Kemalistler, 1923-1938 yılları arasını “kutsal” sayarlar. Nasıl ki İslâmcılar için, Hz. Muhammed’in yaşadığı günler “Asr-ı Saadet” olarak kabul ediliyorsa, Kemalistler bakımından da Tek Parti Dönemi, “Ulu Önder Atatürk” yönetiminde yaşanmış coşku ve mutluluk dolu yıllardır. O dönemin bir kusuru yoktur. Örneğin, 1938’de Dersim’de olduğu gibi bazı aşırılıklar (!) yaşanmışsa da, aslında bunlar “çağdaş uygarlık seviyesine ulaşmak için” yapılması gerekli şeylerdir. Zaten, kısaca “devrimler” dediğimiz uygulamalar da demokratik yöntemlerle yapılabilir miydi?

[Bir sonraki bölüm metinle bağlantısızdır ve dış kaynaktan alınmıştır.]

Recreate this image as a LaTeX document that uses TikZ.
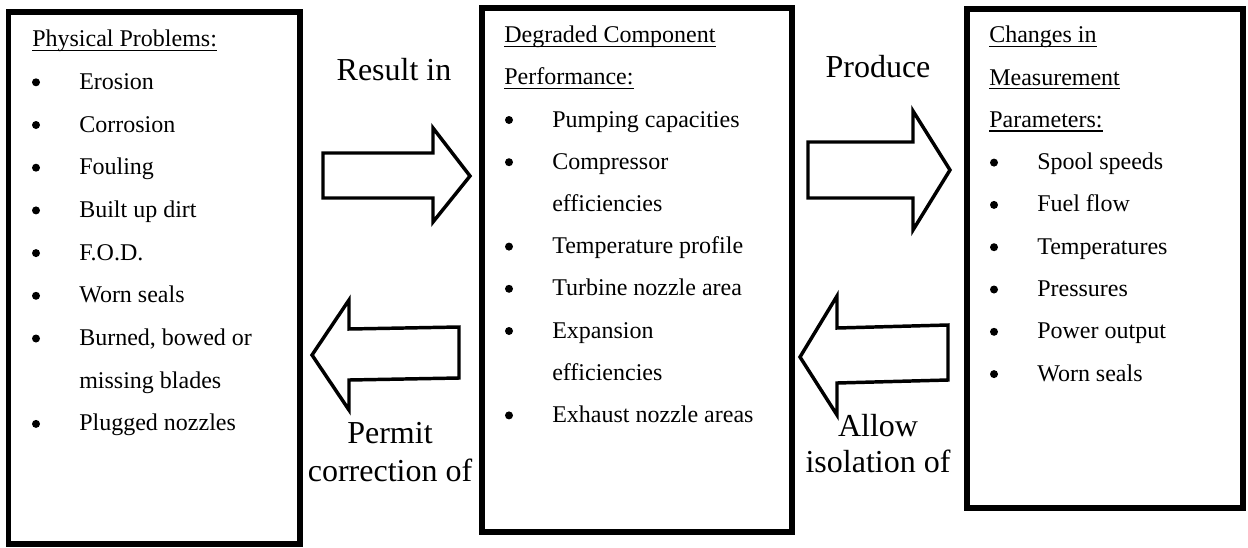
\documentclass[tikz,border=0pt]{standalone}
\usepackage{fontspec}
\setmainfont{Liberation Serif}
\newcommand{\ulinetext}[1]{\setbox0\hbox{#1}\rlap{\rule[-3.2pt]{\wd0}{0.9pt}}\box0}
\begin{document}
\begin{tikzpicture}[x=0.75pt,y=-0.75pt,
  panel/.style={draw=black,line width=3.8pt},
  blockarrow/.style={draw=black,fill=white,line width=2.6pt,line join=miter},
  item/.style={anchor=base west,inner sep=0pt,font=\fontsize{18pt}{20pt}\selectfont},
  dot/.style={circle,fill=black,inner sep=0pt,minimum size=6pt},
  caption/.style={anchor=base,inner sep=0pt,font=\fontsize{24pt}{26pt}\selectfont}]
\useasboundingbox (0,0) rectangle (1248,547);

% three panels
\draw[panel] (8.5,12) rectangle (300,544);
\draw[panel] (482,8) rectangle (792,532);
\draw[panel] (967,9) rectangle (1243,508);

% left panel: physical problems
\node[item] (t1) at (32,46.6) {\ulinetext{Physical Problems:}};
\foreach \txt [count=\i] in {Erosion,Corrosion,Fouling,Built up dirt,F.O.D.,Worn seals,{Burned, bowed or},missing blades,Plugged nozzles}{
  \node[item] (a\i) at (79,{46.6+42.7*\i}) {\txt};
}
\foreach \i in {1,...,7,9}{
  \node[dot] (ab\i) at (36,{46.6+42.7*\i-7}) {};
}

% middle panel: degraded component performance
\node[item] (t2a) at (504,42.6) {\ulinetext{Degraded Component}};
\node[item] (t2b) at (504,84.8) {\ulinetext{Performance:}};
\foreach \txt [count=\i from 2] in {Pumping capacities,Compressor,efficiencies,Temperature profile,Turbine nozzle area,Expansion,efficiencies,Exhaust nozzle areas}{
  \node[item] (b\i) at (552,{42.6+42.2*\i}) {\txt};
}
\foreach \i in {2,3,5,6,7,9}{
  \node[dot] (bb\i) at (509,{42.6+42.2*\i-7}) {};
}

% right panel: measurement parameters
\node[item] (t3a) at (989,42.7) {\ulinetext{Changes in}};
\node[item] (t3b) at (989,85.0) {\ulinetext{Measurement}};
\node[item] (t3c) at (989,127.3) {\ulinetext{Parameters:}};
\foreach \txt [count=\i from 3] in {Spool speeds,Fuel flow,Temperatures,Pressures,Power output,Worn seals}{
  \node[item] (c\i) at (1037,{42.7+42.3*\i}) {\txt};
  \node[dot] (cb\i) at (994,{42.7+42.3*\i-7}) {};
}

% block arrows between the panels
\draw[blockarrow] (323,153) -- (433,153) -- (433,128) -- (470,176) -- (433,222) -- (433,198) -- (323,198) -- cycle;
\draw[blockarrow] (459,327) -- (349,329) -- (349,300) -- (312,355) -- (349,410) -- (349,380) -- (459,378) -- cycle;
\draw[blockarrow] (808,142) -- (913,142) -- (913,111) -- (950,170) -- (913,230) -- (913,198) -- (808,198) -- cycle;
\draw[blockarrow] (948,325) -- (837,328) -- (837,296) -- (800,357) -- (837,415) -- (837,383) -- (948,380) -- cycle;

% arrow captions
\node[caption] (l1) at (394,80) {Result in};
\node[caption] (l2) at (878,77) {Produce};
\node[caption] (l3a) at (390,443) {Permit};
\node[caption] (l3b) at (390,481) {correction of};
\node[caption] (l4a) at (878,436) {Allow};
\node[caption] (l4b) at (878,472) {isolation of};
\end{tikzpicture}
\end{document}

Böyle laflar eden birine, şu soruyu sormanızı tavsiye ederim: Acaba, Tek Parti Dönemi’nde uygulanan bazı “devrimci” politikalar cennet vatanımızdaki devlet yapısı üzerinde kalıcı etkiler yaratmış olabilir mi? Malumunuz –benzetmek gibi olmasın ama!– çocuklukta geçirilen “çocuk felci” veya “menenjit” gibi hastalıklar kalıcı hasar bırakıyor. Şu günlerde boğuştuğumuz sorunların altında, atalarımızdan bize miras kalan birtakım sakatlıklar olmasın? Bu sorular, Kemalistlerin gözünde sizi “antipatik” yapacaktır, kuşkunuz olmasın.

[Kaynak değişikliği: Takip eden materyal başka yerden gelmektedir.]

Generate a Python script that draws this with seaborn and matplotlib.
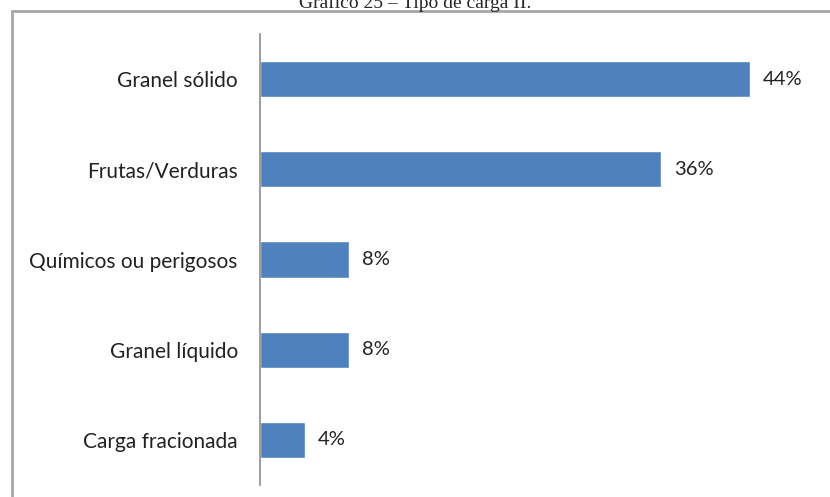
import matplotlib
matplotlib.use("Agg")
import matplotlib.pyplot as plt
import seaborn as sns
import pandas as pd
from matplotlib.lines import Line2D

# dados do gráfico
categorias = ["Granel sólido", "Frutas/Verduras", "Químicos ou perigosos",
              "Granel líquido", "Carga fracionada"]
percentuais = [44, 36, 8, 8, 4]
rotulos = ["44%", "36%", "8%", "8%", "4%"]

df = pd.DataFrame({"categoria": categorias, "pct": percentuais})

sns.set_style("white")
plt.rcParams["font.family"] = ["Lato", "DejaVu Sans"]

fig = plt.figure(figsize=(8.3, 4.97), dpi=100)
ax = fig.add_axes([260 / 830, 1 - 485 / 497, 557 / 830, 451 / 497])

sns.barplot(data=df, x="pct", y="categoria", orient="h", color="#4F81BD",
            width=0.4, saturation=1, ax=ax)

ax.set_xlim(0, 50)
ax.set_ylim(4.5, -0.5)
ax.set_xlabel("")
ax.set_ylabel("")
ax.set_xticks([])
ax.tick_params(axis="y", length=0, pad=16, labelsize=15, labelcolor="#222222")
for s in ["top", "right", "bottom"]:
    ax.spines[s].set_visible(False)
ax.spines["left"].set_color("#8c8c8c")
ax.spines["left"].set_linewidth(1.2)

for i, (v, r) in enumerate(zip(percentuais, rotulos)):
    ax.text(v + 1.15, i, r, va="center", ha="left", fontsize=14.5, color="#222222")

# moldura (topo e esquerda)
fig.add_artist(Line2D([12 / 830, 1], [1 - 11 / 497, 1 - 11 / 497],
                      color="#a8a8a8", lw=2, transform=fig.transFigure))
fig.add_artist(Line2D([12 / 830, 12 / 830], [0, 1 - 11 / 497],
                      color="#a8a8a8", lw=2, transform=fig.transFigure))

# título cortado no topo (como na imagem original)
fig.text(0.5, 1 - 8 / 497, "Gráfico 25 – Tipo de carga II.", ha="center",
         va="baseline", fontsize=14, family=["Liberation Serif", "DejaVu Serif"])

fig.savefig("out.png", dpi=100)
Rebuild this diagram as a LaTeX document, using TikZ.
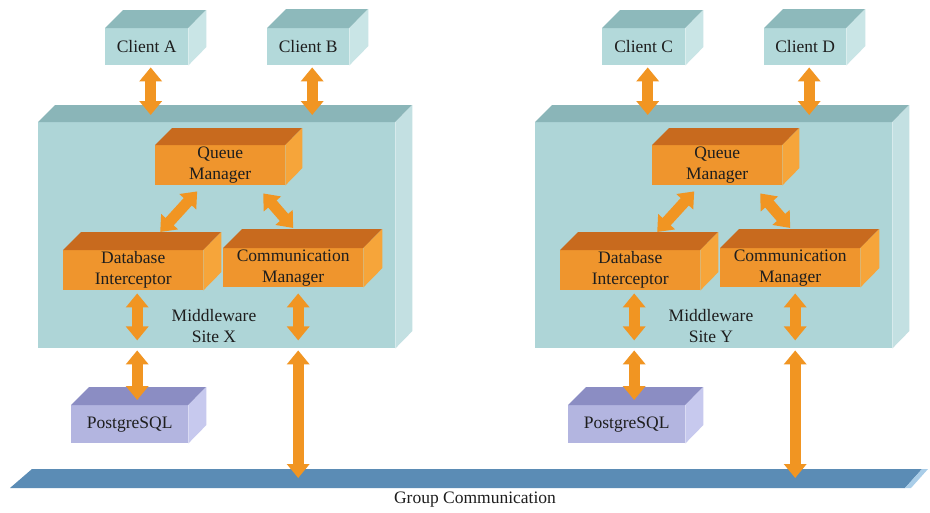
\documentclass[tikz,border=0pt]{standalone}
\usepackage{fontspec}
\setmainfont{Liberation Serif}
\usetikzlibrary{calc,arrows.meta}
\definecolor{clfront}{HTML}{B3D9DA}
\definecolor{cltop}{HTML}{8DB9BB}
\definecolor{clside}{HTML}{C9E5E6}
\definecolor{mwfront}{HTML}{AED5D7}
\definecolor{mwtop}{HTML}{8AB5B8}
\definecolor{mwside}{HTML}{C3E0E2}
\definecolor{orfront}{HTML}{EF952D}
\definecolor{ortop}{HTML}{C86A1E}
\definecolor{orside}{HTML}{F6A53A}
\definecolor{pgfront}{HTML}{B3B5E0}
\definecolor{pgtop}{HTML}{8B8DC3}
\definecolor{pgside}{HTML}{C7C9EE}
\definecolor{barblue}{HTML}{5B8CB5}
\definecolor{barend}{HTML}{A9CDE8}
\definecolor{arrowor}{HTML}{F19522}
\definecolor{txt}{HTML}{1E1E1E}
\tikzset{
  boxtext/.style={font=\fontsize{17.5}{21}\selectfont, text=txt, align=center, inner sep=0pt},
  biarrow/.style={line width=11pt, color=arrowor,
    arrows={Triangle[width=22pt,length=14pt]-Triangle[width=22pt,length=14pt]}}
}
% #1 name #2 x1 #3 y1 #4 x2 #5 y2 #6 depth #7 colour prefix #8 text
\newcommand{\cubebox}[8]{%
  \node[boxtext, fill=#7front, minimum width={(#4-#2)*1pt}, minimum height={(#5-#3)*1pt}, anchor=north west] (#1) at (#2,#3) {#8};
  \fill[#7top] (#1.north west) -- ++(#6,-#6) -- ++({#4-#2},0) -- (#1.north east) -- cycle;
  \fill[#7side] (#1.north east) -- ++(#6,-#6) -- ++(0,{#5-#3}) -- (#1.south east) -- cycle;
}
% #1 suffix #2 xshift #3 client 1 #4 client 2 #5 site letter
\newcommand{\drawsite}[5]{%
  \begin{scope}[xshift=#2pt]
    \cubebox{mw#1}{38}{122}{395}{348}{17}{mw}{}
    \cubebox{ca#1}{105}{28}{188}{65}{18}{cl}{Client #3}
    \cubebox{cb#1}{267}{28}{349}{65}{19}{cl}{Client #4}
    \cubebox{qm#1}{155}{145}{285}{185}{17}{or}{Queue\\Manager}
    \cubebox{di#1}{63}{250}{203}{290}{18}{or}{Database\\Interceptor}
    \cubebox{cm#1}{223}{248}{363}{287}{19}{or}{Communication\\Manager}
    \cubebox{pg#1}{71}{405}{188}{443}{18}{pg}{PostgreSQL}
    \node[boxtext] (lbl#1) at (214,326) {Middleware\\Site #5};
    \draw[biarrow] ($(ca#1.south)+(4,2)$) -- ($(ca#1.south |- mw#1.north)+(4,-7)$);
    \draw[biarrow] ($(cb#1.south)+(4,2)$) -- ($(cb#1.south |- mw#1.north)+(4,-7)$);
    \draw[biarrow] ($(qm#1.south)+(-23,6)$) -- ($(di#1.north)+(27,-18)$);
    \draw[biarrow] ($(qm#1.south)+(43,8)$) -- ($(cm#1.north)+(0,-20)$);
    \draw[biarrow] ($(di#1.south)+(4,3)$) -- ($(di#1.south |- mw#1.south)+(4,-8)$);
    \draw[biarrow] ($(pg#1.north |- mw#1.south)+(7.5,2)$) -- ($(pg#1.north)+(7.5,-5)$);
    \draw[biarrow] ($(cm#1.south)+(5,6)$) -- ($(cm#1.south |- mw#1.south)+(5,-8)$);
    \draw[biarrow] ($(cm#1.south |- mw#1.south)+(5,2)$) -- ($(cm#1.south |- gc)+(5,0)$);
  \end{scope}
}
\begin{document}
\begin{tikzpicture}[x=1pt,y=-1pt]
  \useasboundingbox (0,0) rectangle (930,512);
  \fill[white] (0,0) rectangle (930,512);
  % group communication bus
  \fill[barblue] (10,488) -- (32,469) -- (922,469) -- (905,488) -- cycle;
  \fill[barend] (905,488) -- (922,469) -- (928,469) -- (911,488) -- cycle;
  \coordinate (gc) at (475,478);
  \node[boxtext] (gclabel) at (475,500) {Group Communication};
  \drawsite{X}{0}{A}{B}{X}
  \drawsite{Y}{497}{C}{D}{Y}
\end{tikzpicture}
\end{document}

Eğer, Tek Parti Dönemi’nden bizlere miras kalan sakatlıkların ne olduğunu merak ediyorsanız, Taha Akyol’un kitabını okuyarak bilgilenmeye başlayabilirsiniz. Ayrıca, Prof. Taha Parla’nın Türkiye’de Siyasi Kültürün Resmî Kaynakları (İletişim Yayınları, 3 Cilt) başlıklı çalışmasını da özellikle tavsiye ederim. Son derece ufuk açıcı bir eserdir.
Taha Akyol’un kitabı 23 Nisan 1920’de TBMM’nin açılışından itibaren milli mücadeleyi sürdüren heyetin siyasal eylemlerini meşrulaştırma biçimi olan “kanun yapma” mantığını ele alıyor. Kitapta TBMM’nin yaptığı kanunlar ve anayasalar kadar, özellikle kanunları biçimlendiren mantık ve yönetim zihniyeti de tartışılıyor.

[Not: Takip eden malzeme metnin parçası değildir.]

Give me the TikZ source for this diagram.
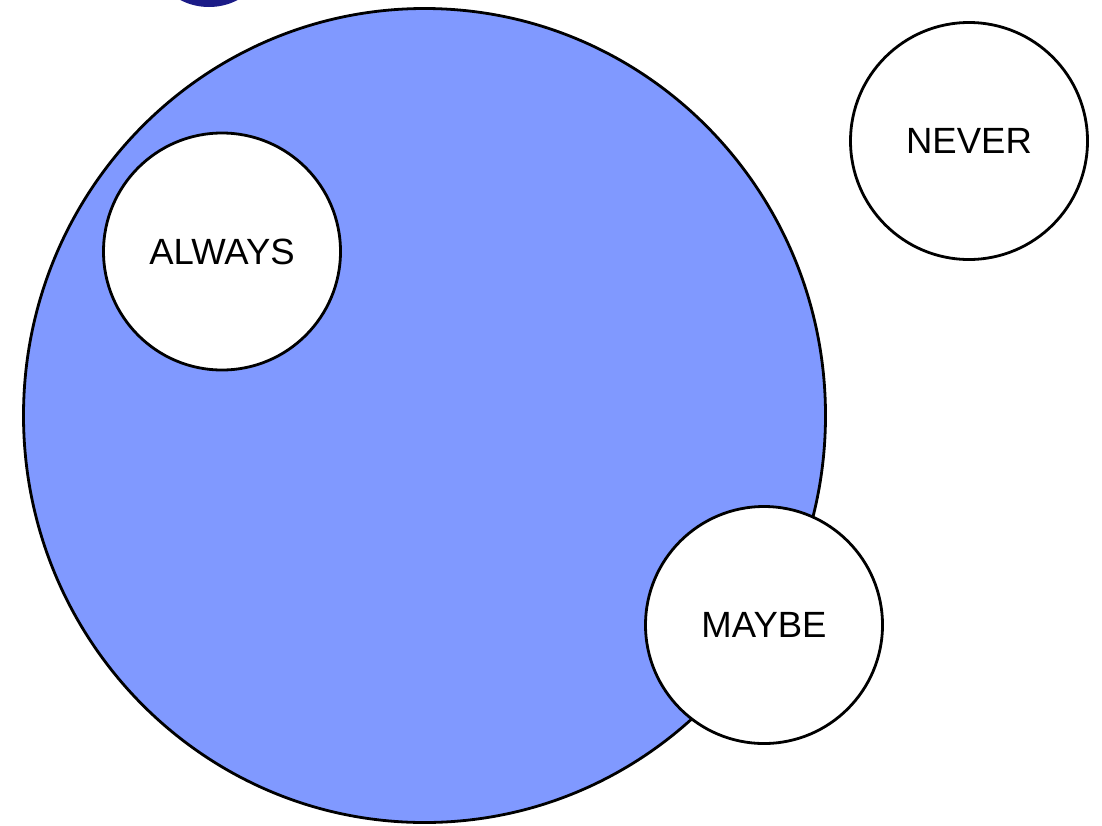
\documentclass[tikz,border=0pt]{standalone}
\usepackage{fontspec}
\setmainfont{Liberation Sans}
\definecolor{bigfill}{RGB}{128,153,255}
\definecolor{navy}{RGB}{27,27,135}
\begin{document}
\begin{tikzpicture}[x=1pt,y=-1pt,
  setcircle/.style={circle, draw=black, line width=2.8pt, fill=white, minimum size=237pt, inner sep=0pt, font=\fontsize{36.5}{42}\selectfont}]
\useasboundingbox (0,0) rectangle (1102,825);
\fill[navy] (209,-55) circle (62);
\draw[line width=2.8pt, fill=bigfill] (424.5,415.5) ellipse [x radius=401, y radius=407];
\node[setcircle] (always) at (222,251.5) {ALWAYS};
\node[setcircle] (never) at (969,141) {NEVER};
\node[setcircle] (maybe) at (764,625) {MAYBE};
\end{tikzpicture}
\end{document}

Kitapta, Mustafa Kemal Paşa ve arkadaşlarının “kuvvetler ayrılığı” ilkesine karşı çıkarak yasama, yürütme ve yargı erklerinin işin sonunda tamamen yürütmenin denetimine vermelerinin hikâyesini anlatıyor. Kurulan bu devlet sisteminde ne yasamanın özerkliğinden, ne de yargının bağımsızlığından bahsetmek mümkün. Siyasal iktidarın keyfine göre karar veren İstiklal Mahkemeleri gibi olağanüstü mahkemeler kuruluyor, hiçbir hukuk mantığı ile ilgisi olmayan Takrir-i Sükûn Kanunu (1925) gibi yasalar çıkarılıyor. Özellikle, 1924 Anayasası ile iktidarın gücünü ve inkılâbın otoritesini pekiştiren bir düzen kuruluyor. İşin sonunda, tüm yetkiler cumhurbaşkanında toplanıyor. Kısacası, otoriter/jakoben bir rejim ortaya çıkıyor, muhalefet susturuluyor.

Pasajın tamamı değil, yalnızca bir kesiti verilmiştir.